## EXERCISE INSTRUCTIONS
Present the data once more in exactly its original form.
* * *
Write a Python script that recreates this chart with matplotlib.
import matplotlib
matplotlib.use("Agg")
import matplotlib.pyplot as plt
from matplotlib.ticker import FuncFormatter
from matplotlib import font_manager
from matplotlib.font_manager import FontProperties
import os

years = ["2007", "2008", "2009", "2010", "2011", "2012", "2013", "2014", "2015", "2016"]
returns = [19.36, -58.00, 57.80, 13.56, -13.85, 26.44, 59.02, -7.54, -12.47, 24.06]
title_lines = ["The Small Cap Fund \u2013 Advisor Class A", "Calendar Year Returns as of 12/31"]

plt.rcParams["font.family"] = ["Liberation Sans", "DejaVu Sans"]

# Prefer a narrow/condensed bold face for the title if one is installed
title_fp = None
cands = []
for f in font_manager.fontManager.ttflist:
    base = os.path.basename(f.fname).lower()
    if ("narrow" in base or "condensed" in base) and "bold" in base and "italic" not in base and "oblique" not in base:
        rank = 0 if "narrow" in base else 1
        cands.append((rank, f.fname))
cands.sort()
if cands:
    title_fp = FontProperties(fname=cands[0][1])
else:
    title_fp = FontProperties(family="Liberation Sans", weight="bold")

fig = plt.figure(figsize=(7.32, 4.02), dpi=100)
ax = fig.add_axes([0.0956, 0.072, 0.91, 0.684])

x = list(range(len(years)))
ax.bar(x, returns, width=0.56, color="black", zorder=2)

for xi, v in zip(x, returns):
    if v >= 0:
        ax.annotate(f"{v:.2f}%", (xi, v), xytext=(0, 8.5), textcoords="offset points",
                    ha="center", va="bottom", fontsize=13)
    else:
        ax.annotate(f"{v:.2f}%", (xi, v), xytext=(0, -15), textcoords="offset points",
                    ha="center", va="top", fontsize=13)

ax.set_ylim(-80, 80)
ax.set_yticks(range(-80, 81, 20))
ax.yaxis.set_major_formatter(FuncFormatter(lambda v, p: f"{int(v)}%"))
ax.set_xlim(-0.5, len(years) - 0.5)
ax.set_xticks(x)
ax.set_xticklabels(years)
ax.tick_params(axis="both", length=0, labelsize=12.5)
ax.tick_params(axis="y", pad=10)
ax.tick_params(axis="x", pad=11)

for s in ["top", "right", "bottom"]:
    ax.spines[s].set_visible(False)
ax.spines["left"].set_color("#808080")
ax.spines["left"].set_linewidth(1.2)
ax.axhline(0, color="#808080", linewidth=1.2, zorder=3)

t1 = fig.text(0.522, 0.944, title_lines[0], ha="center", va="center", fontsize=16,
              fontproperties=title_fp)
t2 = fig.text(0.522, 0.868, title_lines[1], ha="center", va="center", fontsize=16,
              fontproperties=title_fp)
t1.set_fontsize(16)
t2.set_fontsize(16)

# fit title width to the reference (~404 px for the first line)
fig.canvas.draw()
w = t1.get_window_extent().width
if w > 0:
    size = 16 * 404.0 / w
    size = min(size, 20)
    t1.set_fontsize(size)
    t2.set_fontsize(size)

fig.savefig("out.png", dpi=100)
* * *
## TASK RESULT
Write a Python script that recreates this chart with matplotlib.
import matplotlib
matplotlib.use("Agg")
import matplotlib.pyplot as plt
from matplotlib.ticker import FuncFormatter
from matplotlib import font_manager
from matplotlib.font_manager import FontProperties
import os

years = ["2007", "2008", "2009", "2010", "2011", "2012", "2013", "2014", "2015", "2016"]
returns = [19.36, -58.00, 57.80, 13.56, -13.85, 26.44, 59.02, -7.54, -12.47, 24.06]
title_lines = ["The Small Cap Fund \u2013 Advisor Class A", "Calendar Year Returns as of 12/31"]

plt.rcParams["font.family"] = ["Liberation Sans", "DejaVu Sans"]

# Prefer a narrow/condensed bold face for the title if one is installed
title_fp = None
cands = []
for f in font_manager.fontManager.ttflist:
    base = os.path.basename(f.fname).lower()
    if ("narrow" in base or "condensed" in base) and "bold" in base and "italic" not in base and "oblique" not in base:
        rank = 0 if "narrow" in base else 1
        cands.append((rank, f.fname))
cands.sort()
if cands:
    title_fp = FontProperties(fname=cands[0][1])
else:
    title_fp = FontProperties(family="Liberation Sans", weight="bold")

fig = plt.figure(figsize=(7.32, 4.02), dpi=100)
ax = fig.add_axes([0.0956, 0.072, 0.91, 0.684])

x = list(range(len(years)))
ax.bar(x, returns, width=0.56, color="black", zorder=2)

for xi, v in zip(x, returns):
    if v >= 0:
        ax.annotate(f"{v:.2f}%", (xi, v), xytext=(0, 8.5), textcoords="offset points",
                    ha="center", va="bottom", fontsize=13)
    else:
        ax.annotate(f"{v:.2f}%", (xi, v), xytext=(0, -15), textcoords="offset points",
                    ha="center", va="top", fontsize=13)

ax.set_ylim(-80, 80)
ax.set_yticks(range(-80, 81, 20))
ax.yaxis.set_major_formatter(FuncFormatter(lambda v, p: f"{int(v)}%"))
ax.set_xlim(-0.5, len(years) - 0.5)
ax.set_xticks(x)
ax.set_xticklabels(years)
ax.tick_params(axis="both", length=0, labelsize=12.5)
ax.tick_params(axis="y", pad=10)
ax.tick_params(axis="x", pad=11)

for s in ["top", "right", "bottom"]:
    ax.spines[s].set_visible(False)
ax.spines["left"].set_color("#808080")
ax.spines["left"].set_linewidth(1.2)
ax.axhline(0, color="#808080", linewidth=1.2, zorder=3)

t1 = fig.text(0.522, 0.944, title_lines[0], ha="center", va="center", fontsize=16,
              fontproperties=title_fp)
t2 = fig.text(0.522, 0.868, title_lines[1], ha="center", va="center", fontsize=16,
              fontproperties=title_fp)
t1.set_fontsize(16)
t2.set_fontsize(16)

# fit title width to the reference (~404 px for the first line)
fig.canvas.draw()
w = t1.get_window_extent().width
if w > 0:
    size = 16 * 404.0 / w
    size = min(size, 20)
    t1.set_fontsize(size)
    t2.set_fontsize(size)

fig.savefig("out.png", dpi=100)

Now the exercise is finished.